Why treating the psychological, as well as physical, aspects of cancer matters
Restaurateur Dennis Serras looks back on his life before esophageal cancer and realizes: Most of the low periods he experienced were more likely the result of a really bad day than depression. Even after undergoing chemotherapy, radiation, an unexpected emergency colon surgery and having a large portion of his esophagus removed, Serras felt like he was sailing through cancer and treatment pretty well.
Everything changed -- for Serras and his family -- when his surgeon Mark Orringer, M.D., came into his hospital room with news that, despite his successful surgery, cancer cells were discovered on the outside of his esophagus. This meant another round of chemo and radiation.
"This really sent me into a tailspin," Serras said. "After two days of chemotherapy, I couldn't take it. The depression was awful. It encompasses you 100 percent and you can't do anything about it."
Social Worker Donna Murphy, L.M.S.W., C.C.L.S., from the PsychOncology Clinic at the University of Michigan Comprehensive Cancer Center explains that, just as in normal life, cancer patients experience ups and downs. With cancer, people are forced to deal with the unknown in a way most people never know.
— Michelle Riba, M.D.
"No two experiences with cancer are ever the same," Murphy says. "The many-changing circumstances of an illness and the time frames and predictions for prognosis add to the worry and concern. Combined with other life changes, people can feel overwhelmed and helpless, which can impact the complicated decision-making that lies ahead."
As a self-employed partner of 17 restaurants in five states, Serras was able to put work aside and into the capable hands of others when necessary. Yet, he knew his cancer was taking its toll on his wife, Ellie, their two daughters, and his brothers and sisters.

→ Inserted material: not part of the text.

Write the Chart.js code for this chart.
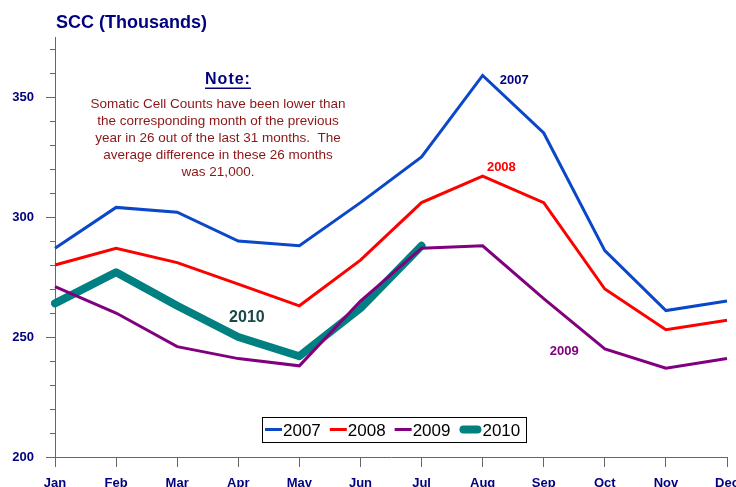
<!DOCTYPE html>
<html>
<head>
<meta charset="utf-8">
<script src="https://cdn.jsdelivr.net/npm/chart.js@4.4.0/dist/chart.umd.min.js"></script>
<style>
  html, body { margin: 0; padding: 0; background: #fff; overflow: hidden; }
  canvas { display: block; }
</style>
</head>
<body>
<canvas id="scc" width="760" height="500"></canvas>
<script>
// values (thousands of cells/ml)
const months = ['Jan', 'Feb', 'Mar', 'Apr', 'May', 'Jun', 'Jul', 'Aug', 'Sep', 'Oct', 'Nov', 'Dec'];
const scc2007 = [287, 304, 302, 290, 288, 306, 325, 359, 335, 286, 261, 265];
const scc2008 = [280, 287, 281, 272, 263, 282, 306, 317, 306, 270, 253, 257];
const scc2009 = [271, 260, 246, 241, 238, 265, 287, 288, 266, 245, 237, 241];
const scc2010 = [264, 277, 263, 250, 242, 262, 288];
const yMajorTicks = [200, 250, 300, 350];
const yMinorTicks = [210, 220, 230, 240, 260, 270, 280, 290, 310, 320, 330, 340, 360, 370];

const noteLines = [
  'Somatic Cell Counts have been lower than',
  'the corresponding month of the previous',
  'year in 26 out of the last 31 months.  The',
  'average difference in these 26 months',
  'was 21,000.'
];

const FONT = '"Liberation Sans", Arial, sans-serif';
const NAVY = '#000080';
const AXIS = '#666666';

// year labels beside the lines, placed in data space (category index, value)
const yearTags = [
  { text: '2007', color: NAVY, size: 13, xi: 7.28, y: 357 },
  { text: '2008', color: '#ff0000', size: 13, xi: 7.07, y: 320.5 },
  { text: '2009', color: '#800080', size: 13, xi: 8.10, y: 244 },
  { text: '2010', color: '#1a4848', size: 16, xi: 2.85, y: 258 }
];

const extras = {
  id: 'extras',
  afterDraw(chart) {
    const ctx = chart.ctx;
    const xs = chart.scales.x, ys = chart.scales.y;
    const left = chart.chartArea.left;
    ctx.save();

    // minor ticks on the value axis
    ctx.strokeStyle = AXIS;
    ctx.lineWidth = 1;
    ctx.beginPath();
    yMinorTicks.forEach(v => {
      const py = Math.round(ys.getPixelForValue(v)) + 0.5;
      ctx.moveTo(left - 5, py);
      ctx.lineTo(left, py);
    });
    ctx.stroke();

    // title
    ctx.fillStyle = NAVY;
    ctx.font = 'bold 18px ' + FONT;
    ctx.textAlign = 'left';
    ctx.textBaseline = 'alphabetic';
    ctx.fillText('SCC (Thousands)', 56, 28);

    // note
    ctx.textAlign = 'center';
    ctx.font = 'bold 16px ' + FONT;
    ctx.letterSpacing = '1px';
    ctx.fillText('Note:', 228, 84);
    const nw = ctx.measureText('Note:').width;
    ctx.fillRect(228 - nw / 2, 87.5, nw, 1.5);
    ctx.letterSpacing = '0px';
    ctx.fillStyle = '#8c1515';
    ctx.font = '13.5px ' + FONT;
    noteLines.forEach((line, i) => ctx.fillText(line, 218, 108 + i * 17));

    // year tags
    ctx.textAlign = 'left';
    ctx.textBaseline = 'middle';
    yearTags.forEach(t => {
      ctx.fillStyle = t.color;
      ctx.font = 'bold ' + t.size + 'px ' + FONT;
      ctx.fillText(t.text, xs.getPixelForValue(t.xi), ys.getPixelForValue(t.y));
    });

    // legend box
    const bx = 262.5, by = 417.5, bw = 264, bh = 25;
    ctx.fillStyle = '#fff';
    ctx.fillRect(bx, by, bw, bh);
    ctx.strokeStyle = '#000';
    ctx.lineWidth = 1;
    ctx.strokeRect(bx, by, bw, bh);
    ctx.font = '17px ' + FONT;
    ctx.textBaseline = 'alphabetic';
    let x = 265;
    chart.data.datasets.forEach(ds => {
      const len = ds.borderWidth > 4 ? 22 : 17;
      const cap = ds.borderCapStyle === 'round' ? ds.borderWidth / 2 : 0;
      ctx.strokeStyle = ds.borderColor;
      ctx.lineWidth = ds.borderWidth;
      ctx.lineCap = ds.borderCapStyle || 'butt';
      ctx.beginPath();
      ctx.moveTo(x + cap, 429.5);
      ctx.lineTo(x + len - cap, 429.5);
      ctx.stroke();
      ctx.fillStyle = '#000';
      ctx.fillText(ds.label, x + len + 1, 435.5);
      x += len + 1 + ctx.measureText(ds.label).width + 9;
    });
    ctx.restore();
  }
};

new Chart(document.getElementById('scc'), {
  type: 'line',
  data: {
    labels: months,
    datasets: [
      { label: '2007', data: scc2007, borderColor: '#0a47c9', borderWidth: 3 },
      { label: '2008', data: scc2008, borderColor: '#ff0000', borderWidth: 3 },
      { label: '2009', data: scc2009, borderColor: '#800080', borderWidth: 3 },
      { label: '2010', data: scc2010, borderColor: '#008080', borderWidth: 8,
        borderCapStyle: 'round', borderJoinStyle: 'round' }
    ]
  },
  options: {
    responsive: false,
    animation: false,
    layout: { padding: { top: 37, right: 33, left: 0, bottom: 0 } },
    elements: { point: { radius: 0, hoverRadius: 0 }, line: { tension: 0, fill: false } },
    plugins: {
      legend: { display: false },
      tooltip: { enabled: false },
      title: { display: false }
    },
    scales: {
      x: {
        offset: false,
        grid: { drawOnChartArea: false, tickLength: 10, color: AXIS },
        border: { color: AXIS },
        ticks: {
          color: NAVY,
          font: { family: FONT, size: 13, weight: 'bold' },
          padding: 9,
          maxRotation: 0,
          autoSkip: false
        },
        afterFit: s => { s.height = 43; }
      },
      y: {
        min: 200,
        max: 375,
        afterBuildTicks: s => { s.ticks = yMajorTicks.map(v => ({ value: v })); },
        grid: { drawOnChartArea: false, tickLength: 9, color: AXIS },
        border: { color: AXIS },
        ticks: {
          color: NAVY,
          font: { family: FONT, size: 13, weight: 'bold' },
          padding: 12
        },
        afterFit: s => { s.width = 55; }
      }
    }
  },
  plugins: [extras]
});
</script>
</body>
</html>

"I was always looked at as a leader in my family, someone who can't be sick," Serras said. "Your whole family gets sucked into it. They want to do what they can. My wife was with me. My girls were with me every day, at the house or at the hospital. Ellie says I was on my back more than I was standing after that second round of chemo and the depression."
Serras ended up in the care of Michelle Riba, M.D., who leads a team of mental health professionals with a thorough understanding of cancer treatments and the emotional aspects surrounding cancer.

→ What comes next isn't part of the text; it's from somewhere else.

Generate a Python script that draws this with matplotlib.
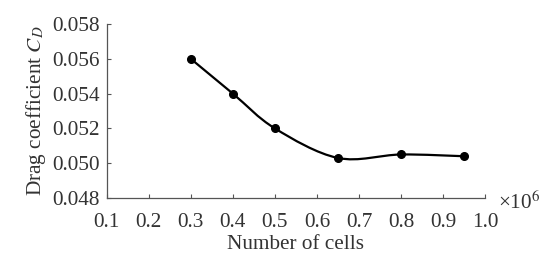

"Many of the traditional symptoms of depression overlap with the symptoms of cancer, such as fatigue, weight changes, sleep problems, lack of concentration, lack of energy and guilt," Dr. Riba says. "Each patient must be evaluated properly, in the context of the cancer itself, as part of fully integrated care that links physical treatment and the psychological needs of the individual."
Ellie says getting connected with Dr. Riba, who treats patients at the U-M Depression Center, was the key to her family's ability to recover emotionally.

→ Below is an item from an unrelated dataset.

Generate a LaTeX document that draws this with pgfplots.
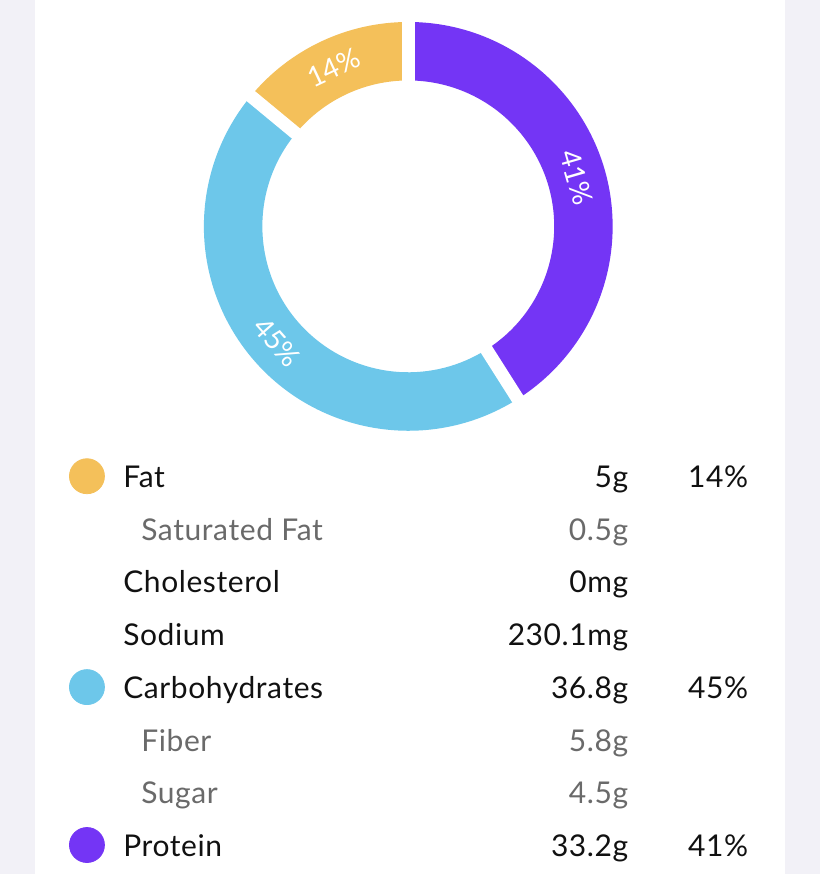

"Every patient in the hospital needs to be told about the Depression Center, she says. "When your body is betraying your whole sense of self, it is normal to go through confusion. Depression takes away your reasoning and logical thinking. We found that mental health leads the path to physical health."
Serras overcame his depression through a combination of talk therapy and medication, and is still adjusting to his life's new normal as a cancer survivor. His esophagus surgery resulted in his only being able to eat about a cup and a half of food at a time, which has been the biggest change in his daily life.
Serras continues to have follow-up visits with Dr. Riba. He is now cancer-free and has recently learned he is doing well enough to get his next screening in six months instead of three.
- Everyone with cancer becomes depressed.
- Men do not get depressed.
- My emotions aren't severe enough to need help.
- Depression and anxiety come hand in hand.
- Having a good prognosis means you won't get depressed.
- Support groups are for everyone.
- Being anxious means you have a psychiatric problem.
- Depression lasts forever.
- Depression makes you incompetent.
- People with depression want to be alone.
Another patient's perspective -- by Carol Hollenshead
"When I was diagnosed with breast cancer, I worked as director for the Center of Education of Women at the University of Michigan. It was very much a job I loved, but a job that took more than 100 percent. When my cancer metastasized, I had to really think about what I wanted to do with my time.
Talking to Dr. Riba was incredibly helpful as I struggled to make the decision to retire. Since then, my husband and I have traveled extensively and I have never looked back.
For those of us living with advanced cancer, it requires continual adjustment to changing circumstances and treatments. Anyone coping with cancer as a chronic disease would be well-served to see a physician like Dr. Riba, who understands both the treatment and psychological issues involved.
For example, when my cancer moved to the spine and was causing me a great deal of pain and misery, Dr. Riba said to me, "You really should consult a pain specialist."
It wasn't just pain that was the problem. My pain drugs were making me fuzzy in the head and unable to do such things as drive a car safely. I consulted with Dr. Carmen Green. Two days after I switched medication, I was a completely different -- and much happier -- person."